Q2. How are xerophytes adapted to survive prolonged drought?
Xerophytes are plants that have adapted to survive prolonged drought. They have adapted by having special ways of storing water and having few or no leaves to reduce transpiration. One example of Xerophytes are cacti. It has no leaves, an extensive radial root systems to collect water efficiently when it rains, waxy skin to keep moisture in, spines for shade and the ability to store water in its stems. These physiological adaptations all helped in the storage of water, allowing xerophytes to survive prolonged drought.
Q5. Why can’t a saltwater fish survive in freshwater aquarium? What are the differences in pH between seawater and freshwater ponds?
A saltwater fish prefers to live in an alkaline aquarium of pH 8.0 and above while a freshwater fish thrives in a lower range or PH level 5.5 to 7.5. Changes in the pH, especially sudden changes, can prove harmful or even fatal to fish . As the pH rises it increases the toxicity of chemicals such as ammonia.

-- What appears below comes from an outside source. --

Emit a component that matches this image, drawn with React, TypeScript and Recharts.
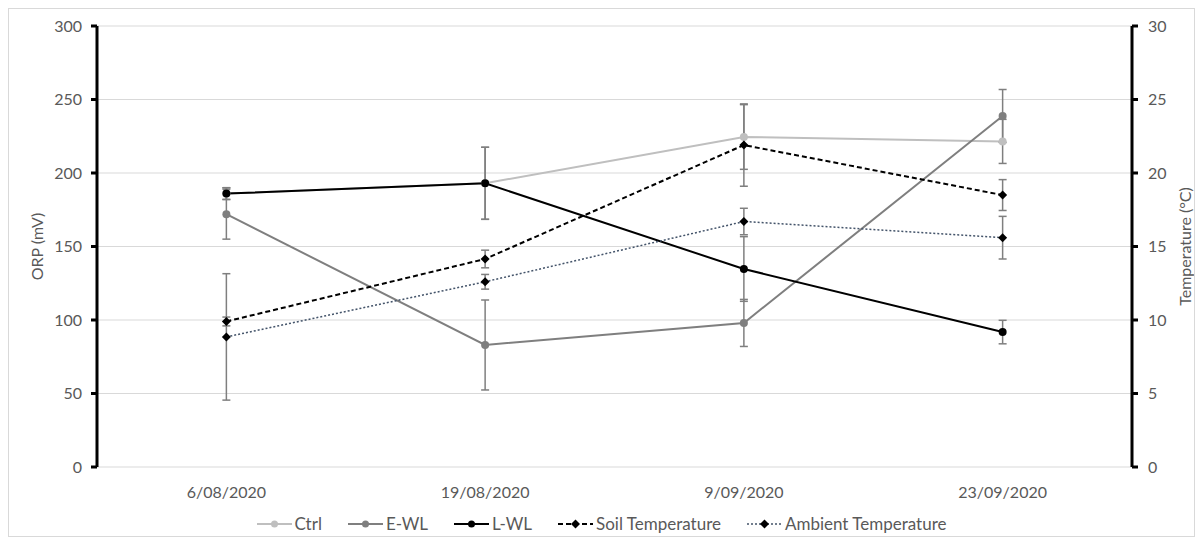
import React from "react";
import {
  ComposedChart,
  Line,
  XAxis,
  YAxis,
  CartesianGrid,
  Legend,
  ErrorBar,
} from "recharts";

const dates = ["6/08/2020", "19/08/2020", "9/09/2020", "23/09/2020"];

const ctrl = [186, 193, 224.5, 221.5];
const ctrlErr = [4, 24.5, 22, 15];
const ewl = [172, 83, 98, 238.8];
const ewlErr = [17, 30.6, 16, 18];
const lwl = [186, 193, 134.7, 91.8];
const lwlErr = [4, 24.5, 22, 8];
const soilTemp = [9.9, 14.15, 21.9, 18.5];
const soilErr = [0.3, 0.6, 2.8, 1.05];
const ambientTemp = [8.85, 12.6, 16.7, 15.6];
const ambientErr = [4.3, 0.5, 0.9, 1.45];

const orpTicks = [0, 50, 100, 150, 200, 250, 300];
const tempTicks = [0, 5, 10, 15, 20, 25, 30];

const data = dates.map((d, i) => ({
  date: d,
  ctrl: ctrl[i],
  ctrlErr: ctrlErr[i],
  ewl: ewl[i],
  ewlErr: ewlErr[i],
  lwl: lwl[i],
  lwlErr: lwlErr[i],
  soil: soilTemp[i],
  soilErr: soilErr[i],
  ambient: ambientTemp[i],
  ambientErr: ambientErr[i],
}));

const TEXT = "#595959";
const ERR = "#7f7f7f";
const FONT = "Lato, 'Noto Sans', sans-serif";

const series = [
  { key: "ctrl", name: "Ctrl", color: "#bfbfbf", dash: undefined, width: 2, marker: "circle", markerColor: "#bfbfbf" },
  { key: "ewl", name: "E-WL", color: "#7f7f7f", dash: undefined, width: 2, marker: "circle", markerColor: "#7f7f7f" },
  { key: "lwl", name: "L-WL", color: "#000000", dash: undefined, width: 2, marker: "circle", markerColor: "#000000" },
  { key: "soil", name: "Soil Temperature", color: "#000000", dash: "5 3", width: 2, marker: "diamond", markerColor: "#000000" },
  { key: "ambient", name: "Ambient Temperature", color: "#44546a", dash: "2 2", width: 1.5, marker: "diamond", markerColor: "#000000" },
];

function diamond(color: string) {
  return (props: any) => {
    const { cx, cy, index } = props;
    if (cx == null || cy == null) return <g key={index} />;
    return (
      <path
        key={index}
        d={`M${cx},${cy - 4.5}L${cx + 4.5},${cy}L${cx},${cy + 4.5}L${cx - 4.5},${cy}Z`}
        fill={color}
        stroke="none"
      />
    );
  };
}

function LegendIcon({ s }: { s: (typeof series)[number] }) {
  return (
    <svg width={35} height={12} style={{ marginRight: 3 }}>
      <line x1={0} y1={6} x2={35} y2={6} stroke={s.color} strokeWidth={s.width} strokeDasharray={s.dash} />
      {s.marker === "circle" ? (
        <circle cx={17.5} cy={6} r={3.5} fill={s.markerColor} />
      ) : (
        <path d="M17.5,1.5L22,6L17.5,10.5L13,6Z" fill={s.markerColor} />
      )}
    </svg>
  );
}

function ChartLegend() {
  return (
    <div
      style={{
        display: "flex",
        justifyContent: "center",
        alignItems: "center",
        gap: 26,
        paddingTop: 4,
        fontSize: 17,
        color: TEXT,
        fontFamily: FONT,
      }}
    >
      {series.map((s) => (
        <div key={s.key} style={{ display: "flex", alignItems: "center" }}>
          <LegendIcon s={s} />
          <span>{s.name}</span>
        </div>
      ))}
    </div>
  );
}

export default function App() {
  return (
    <div
      style={{
        width: 1185,
        height: 527,
        border: "1px solid #d9d9d9",
        background: "#fff",
        fontFamily: FONT,
      }}
    >
      <ComposedChart width={1185} height={527} data={data} margin={{ top: 17, right: 0, bottom: 0, left: 0 }}>
        <CartesianGrid vertical={false} stroke="#d9d9d9" yAxisId="orp" />
        <XAxis
          dataKey="date"
          scale="band"
          axisLine={false}
          tickLine={false}
          tickSize={6}
          tickMargin={14}
          height={42}
          tick={{ fill: TEXT, fontSize: 16 }}
        />
        <YAxis
          yAxisId="orp"
          domain={[0, 300]}
          ticks={orpTicks}
          width={88}
          axisLine={{ stroke: "#000", strokeWidth: 3 }}
          tickLine={{ stroke: "#000", strokeWidth: 3 }}
          tickSize={6}
          tickMargin={9}
          tick={{ fill: TEXT, fontSize: 16 }}
          label={{
            value: "ORP (mV)",
            angle: -90,
            position: "insideLeft",
            offset: 28,
            fill: TEXT,
            fontSize: 16,
            style: { textAnchor: "middle" },
          }}
        />
        <YAxis
          yAxisId="temp"
          orientation="right"
          domain={[0, 30]}
          ticks={tempTicks}
          width={62}
          axisLine={{ stroke: "#000", strokeWidth: 3 }}
          tickLine={{ stroke: "#000", strokeWidth: 3 }}
          tickSize={6}
          tickMargin={10}
          tick={{ fill: TEXT, fontSize: 16 }}
          label={{
            value: "Temperature (°C)",
            angle: -90,
            position: "insideRight",
            offset: 9,
            fill: TEXT,
            fontSize: 16,
            style: { textAnchor: "middle" },
          }}
        />
        <Legend verticalAlign="bottom" height={27} content={() => <ChartLegend />} />
        {series.map((s) => (
          <Line
            key={s.key}
            yAxisId={s.key === "soil" || s.key === "ambient" ? "temp" : "orp"}
            dataKey={s.key}
            name={s.name}
            stroke={s.color}
            strokeWidth={s.width}
            strokeDasharray={s.dash}
            isAnimationActive={false}
            dot={
              s.marker === "circle"
                ? { r: 4, fill: s.markerColor, stroke: s.markerColor, strokeWidth: 0 }
                : diamond(s.markerColor)
            }
            activeDot={false}
          >
            <ErrorBar dataKey={`${s.key}Err`} direction="y" width={4} stroke={ERR} strokeWidth={1.5} />
          </Line>
        ))}
      </ComposedChart>
    </div>
  );
}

The saltwater fish have a liver that repels salt from their body, while the freshwater fish keeps salt in their body. This process of controlling the amount of salt present is called osmoregulation. The saltwater fish contain a high amount of chemicals in their cells which prevent them from shrinking when they are in high concentration salt water. So when the saltwater fish are exposed to freshwater, they will absorb too much water and some of their cells will burst (cytolysis), while the other cells simply won’t work because the chemicals in their cells are too diluted. The opposite goes for the freshwater fish when they are exposed in saltwater. Their cells will shrink or not function because they are not able to excrete excess salt out of their bodies, which will result in their deaths.